EXERCISE: Stop at the line containing "plt.rcParams['font.weight'] = 'medium'": write out every line from the beginning of the entries up to and including it, minus the pictures.

(Charts and diagrams as code)

===============

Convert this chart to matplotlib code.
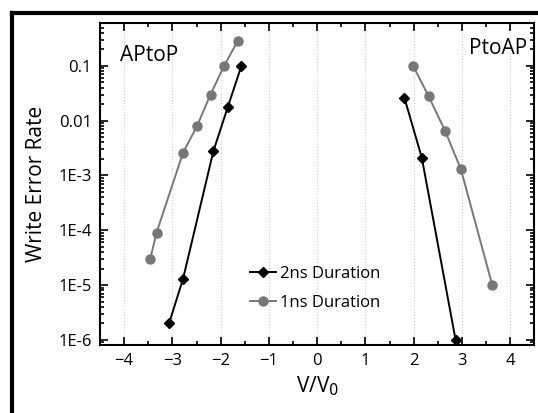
import numpy as np
import matplotlib.pyplot as plt
from matplotlib.lines import Line2D
from matplotlib.ticker import LogLocator, FixedLocator, MultipleLocator

plt.rcParams['font.family'] = ['Open Sans', 'DejaVu Sans']
plt.rcParams['font.weight'] = 'medium'

# 2ns duration (black diamonds)
v_2ns_aptop = [-3.07, -2.78, -2.15, -1.85, -1.57]
wer_2ns_aptop = [2e-6, 1.3e-5, 2.8e-3, 1.8e-2, 0.1]
v_2ns_ptoap = [1.81, 2.17, 2.87]
wer_2ns_ptoap = [2.6e-2, 2.1e-3, 1e-6]

# 1ns duration (gray circles)
v_1ns_aptop = [-3.46, -3.33, -2.78, -2.49, -2.21, -1.93, -1.65]
wer_1ns_aptop = [3e-5, 9e-5, 2.6e-3, 8e-3, 3e-2, 0.1, 0.28]
v_1ns_ptoap = [1.99, 2.31, 2.65, 2.98, 3.63]
wer_1ns_ptoap = [0.1, 2.8e-2, 6.6e-3, 1.3e-3, 1e-5]

ytick_vals = [1e-6, 1e-5, 1e-4, 1e-3, 1e-2, 1e-1]
ytick_labels = ['1E-6', '1E-5', '1E-4', '1E-3', '0.01', '0.1']

fig = plt.figure(figsize=(5.38, 4.13), dpi=100)
ax = fig.add_axes([0.186, 0.165, 0.807, 0.779])

gray = '#777777'
ax.plot(v_2ns_aptop, wer_2ns_aptop, color='black', marker='D', ms=5.5, lw=1.4,
        label='2ns Duration', zorder=4)
ax.plot(v_2ns_ptoap, wer_2ns_ptoap, color='black', marker='D', ms=5.5, lw=1.4, zorder=4)
ax.plot(v_1ns_aptop, wer_1ns_aptop, color=gray, marker='o', ms=6.5, lw=1.4,
        label='1ns Duration', zorder=3)
ax.plot(v_1ns_ptoap, wer_1ns_ptoap, color=gray, marker='o', ms=6.5, lw=1.4, zorder=3)

ax.set_yscale('log')
ax.set_xlim(-4.5, 4.5)
ax.set_ylim(10 ** -6.09, 10 ** -0.22)
ax.xaxis.set_major_locator(MultipleLocator(1))
ax.xaxis.set_minor_locator(MultipleLocator(0.5))
ax.yaxis.set_major_locator(FixedLocator(ytick_vals))
ax.set_yticklabels(ytick_labels)
ax.yaxis.set_minor_locator(LogLocator(base=10, subs=np.arange(2, 10), numticks=20))

ax.tick_params(which='both', direction='in', top=True, right=True, width=1.2,
               labelsize=12, pad=6)
ax.tick_params(which='major', length=6)
ax.tick_params(which='minor', length=3)
for s in ax.spines.values():
    s.set_linewidth(1.5)

ax.grid(axis='x', which='major', linestyle=':', color='#cccccc', lw=0.8)
ax.set_axisbelow(True)

ax.set_xlabel('V/V$_0$', fontsize=15, labelpad=4)
ax.set_ylabel('Write Error Rate', fontsize=15, labelpad=8)

ax.text(0.045, 0.9, 'APtoP', transform=ax.transAxes, fontsize=15, va='center', ha='left')
ax.text(0.985, 0.92, 'PtoAP', transform=ax.transAxes, fontsize=15, va='center', ha='right')

ax.legend(loc='lower left', bbox_to_anchor=(0.31, 0.06), frameon=False, fontsize=12,
          handlelength=1.6, handletextpad=0.2, labelspacing=0.75)

# thick frame at top and left of the figure
fig.add_artist(Line2D([0.023, 1.0], [0.968, 0.968], transform=fig.transFigure,
                      color='black', lw=3))
fig.add_artist(Line2D([0.023, 0.023], [0.0, 0.968], transform=fig.transFigure,
                      color='black', lw=3))

fig.savefig('out.png', dpi=100)
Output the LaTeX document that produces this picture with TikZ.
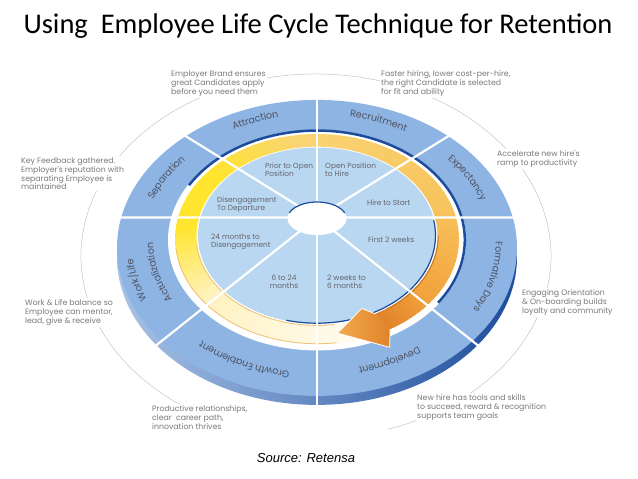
\documentclass[tikz,border=0pt]{standalone}
\usepackage{fontspec}
\setmainfont{Carlito}
\newfontfamily\gothic{Poppins}
\newfontfamily\arialfont{Liberation Sans}
\usepackage{xcolor}
\usetikzlibrary{calc, decorations.text}

\definecolor{ringblue}{HTML}{8EB4E3}
\definecolor{rimdark}{HTML}{1D4C9C}
\definecolor{rimmid}{HTML}{5C89C9}
\definecolor{rimlight}{HTML}{A9C3E6}
\definecolor{diskblue}{HTML}{B9D7F1}
\definecolor{notegray}{HTML}{7A7A7A}
\definecolor{disktext}{HTML}{66666E}
\definecolor{labelgray}{HTML}{4E5262}
\definecolor{leadgray}{HTML}{C4C4C4}
\definecolor{tailcream}{HTML}{FFFBF0}
\definecolor{tailpale}{HTML}{FFF3C4}
\definecolor{brightyellow}{HTML}{FFE52E}
\definecolor{goldyellow}{HTML}{FAD472}
\definecolor{amber}{HTML}{F8C45E}
\definecolor{deeporange}{HTML}{F2A43E}
\definecolor{arrowdark}{HTML}{E0832A}
\definecolor{arrowlight}{HTML}{F3AA4C}
\definecolor{tailedge}{HTML}{EFC07A}
\definecolor{ringbrown}{HTML}{C27526}

\newcommand{\notefont}{\gothic\fontsize{7.8}{8.8}\selectfont}
\newcommand{\disknotefont}{\gothic\fontsize{7.4}{8.2}\selectfont}
\newcommand{\ringfont}{\gothic\fontsize{9.6}{11}\selectfont}

% point on the ring of radius #1 at angle #2 (the rings are tilted ellipses)
\newcommand{\rp}[2]{({317+(#1)*cos(#2)},{217.5+(#1)*(0.152+0.74*sin(#2))})}
% ring sector: inner radius, outer radius, from angle, to angle
\newcommand{\ringsec}[4]{\rp{#2}{#3} arc[start angle=#3, end angle=#4, x radius=#2, y radius={0.74*#2}]
  -- \rp{#1}{#4} arc[start angle=#4, end angle=#3, x radius=#1, y radius={0.74*#1}] -- cycle}
% label set along the ring
\newcommand{\ringlabel}[4]{\path[decorate, decoration={text along path, text align=center, raise=-3.3pt,
  text color=labelgray, text={|\ringfont|#4}}]
  \rp{#1}{#2} arc[start angle=#2, end angle=#3, x radius=#1, y radius={0.74*#1}];}

\begin{document}
\begin{tikzpicture}[x=1pt, y=-1pt,
  notebox/.style={anchor=north west, align=left, inner sep=1.5pt, fill=white, text=notegray, font=\notefont},
  disknote/.style={anchor=north west, align=left, inner sep=0pt, text=disktext, font=\disknotefont}]
\useasboundingbox[fill=white] (0,0) rectangle (638,479);

% title and source
\node[anchor=base, font=\fontsize{28.5}{32}\selectfont] (title) at (318,34) {Using\ \ Employee Life Cycle Technique for Retention};
\node[anchor=base, font=\arialfont\itshape\fontsize{13}{15}\selectfont] (source) at (306,462) {Source: Retensa};

% leader ellipse round the wheel
\draw[leadgray, line width=0.5pt] ({316+235*cos(107.6)},{256+182*sin(107.6)})
  arc[start angle=107.6, end angle=432.2, x radius=235, y radius=182];

% outer ring with its rim
\shade[left color=rimlight, middle color=rimmid, right color=rimdark]
  (317,{217.5+0.152*200+9}) ellipse [x radius=200, y radius=148];
\fill[ringblue] (317,{217.5+0.152*200}) ellipse [x radius=200, y radius=148];
\fill[white] (317,{217.5+0.152*149}) ellipse [x radius=149, y radius={0.74*149}];
\draw[rimdark, line width=2.5pt] \rp{147.8}{-150} arc[start angle=-150, end angle=35, x radius=147.8, y radius={0.74*147.8}];

% yellow cycle ring
\foreach \ta/\tb/\ca/\cb in {70/140/tailcream/tailpale, 140/188/tailpale/brightyellow,
    188/218/brightyellow/brightyellow, 218/262/brightyellow/goldyellow, 262/340/goldyellow/amber,
    340/395/amber/deeporange, 395/421/deeporange/arrowdark}{
  \foreach \s in {0,...,11}{
    \pgfmathsetmacro\u{\ta+(\tb-\ta)*\s/12}
    \pgfmathsetmacro\v{\ta+(\tb-\ta)*(\s+1)/12+0.5}
    \pgfmathtruncatemacro\p{100*\s/11}
    \fill[fill=\cb!\p!\ca] \ringsec{120.5}{142}{\u}{\v};
  }
}
\draw[tailedge, line width=0.8pt] \rp{121}{82} arc[start angle=82, end angle=175, x radius=121, y radius={0.74*121}];
\draw[tailedge, line width=0.8pt] \rp{141.5}{82} arc[start angle=82, end angle=175, x radius=141.5, y radius={0.74*141.5}];

% inner disk
\fill[diskblue] (317,{217.5+0.152*119}) ellipse [x radius=119, y radius={0.74*119}];
\draw[rimdark, line width=1.2pt] \rp{118.5}{-10} arc[start angle=-10, end angle=105, x radius=118.5, y radius={0.74*118.5}];
\draw[ringbrown, line width=0.8pt] \rp{121.3}{0} arc[start angle=0, end angle=55, x radius=121.3, y radius={0.74*121.3}];

% spokes
\foreach \t in {-131,-90,-49,-11.85,39,90,141,191.85}
  \draw[white, line width=2.2pt] \rp{0}{\t} -- \rp{212}{\t};

% arrow head
\shade[left color=arrowlight, right color=arrowdark]
  \rp{120.5}{61} -- \rp{110}{66} -- \rp{131}{81} -- \rp{160}{63} -- \rp{142}{59} -- cycle;
\draw[white, line width=0.8pt, line join=round]
  \rp{120.5}{61} -- \rp{110}{66} -- \rp{131}{81} -- \rp{160}{63} -- \rp{142}{59};

% hub
\fill[white] (317,218.5) ellipse [x radius=29.5, y radius=16.5];
\draw[rimdark, line width=1.2pt] ({317+29.5*cos(200)},{218.5+16.5*sin(200)})
  arc[start angle=200, end angle=340, x radius=29.5, y radius=16.5];

% ring labels
\ringlabel{181}{-129}{-92}{Attraction}
\ringlabel{181}{-88}{-51}{Recruitment}
\ringlabel{178}{-47}{-14}{Expectancy}
\ringlabel{182}{-10}{37}{Formative Days}
\ringlabel{176}{41}{88}{Development}
\ringlabel{178}{92}{139}{Growth Enablement}
\ringlabel{188}{143}{190}{Work/Life}
\ringlabel{167}{143}{190}{Actualization}
\ringlabel{178}{194}{227}{Separation}

% disk notes
\node[disknote] (prior) at (265,162.5) {Prior to Open\\Position};
\node[disknote] (open) at (325,162.5) {Open Position\\to Hire};
\node[disknote] (diseng) at (217,196.5) {Disengagement\\To Departure};
\node[disknote] (hire) at (367,199.5) {Hire to Start};
\node[disknote] (month24) at (211,233.5) {24 months to\\Disengagement};
\node[disknote] (weeks2) at (368,236.5) {First 2 weeks};
\node[disknote, anchor=north, align=center] (month6) at (284,274.5) {6 to 24\\months};
\node[disknote] (weeks6) at (327,274.5) {2 weeks to\\6 months};

% callouts
\node[notebox] (brand) at (169.5,69) {Employer Brand ensures\\great Candidates apply\\before you need them};
\node[notebox] (hiring) at (379.5,69) {Faster hiring, lower cost-per-hire,\\the right Candidate is selected\\for fit and ability};
\node[notebox] (feedback) at (19.5,156) {Key Feedback gathered.\\Employer's reputation with\\separating Employee is\\maintained};
\node[notebox] (ramp) at (495.5,149) {Accelerate new hire's\\ramp to productivity};
\node[notebox] (balance) at (23.5,298) {Work \& Life balance so\\Employee can mentor,\\lead, give \& receive};
\node[notebox] (onboard) at (520.5,288) {Engaging Orientation\\\& On-boarding builds\\loyalty and community};
\node[notebox] (career) at (150.5,404) {Productive relationships,\\clear\ \ career path,\\innovation thrives};
\node[notebox] (tools) at (415.5,393) {New hire has tools and skills\\to succeed, reward \& recognition\\supports team goals};
\end{tikzpicture}
\end{document}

===============

THE SOLUTION:
Convert this chart to matplotlib code.
import numpy as np
import matplotlib.pyplot as plt
from matplotlib.lines import Line2D
from matplotlib.ticker import LogLocator, FixedLocator, MultipleLocator

plt.rcParams['font.family'] = ['Open Sans', 'DejaVu Sans']
plt.rcParams['font.weight'] = 'medium'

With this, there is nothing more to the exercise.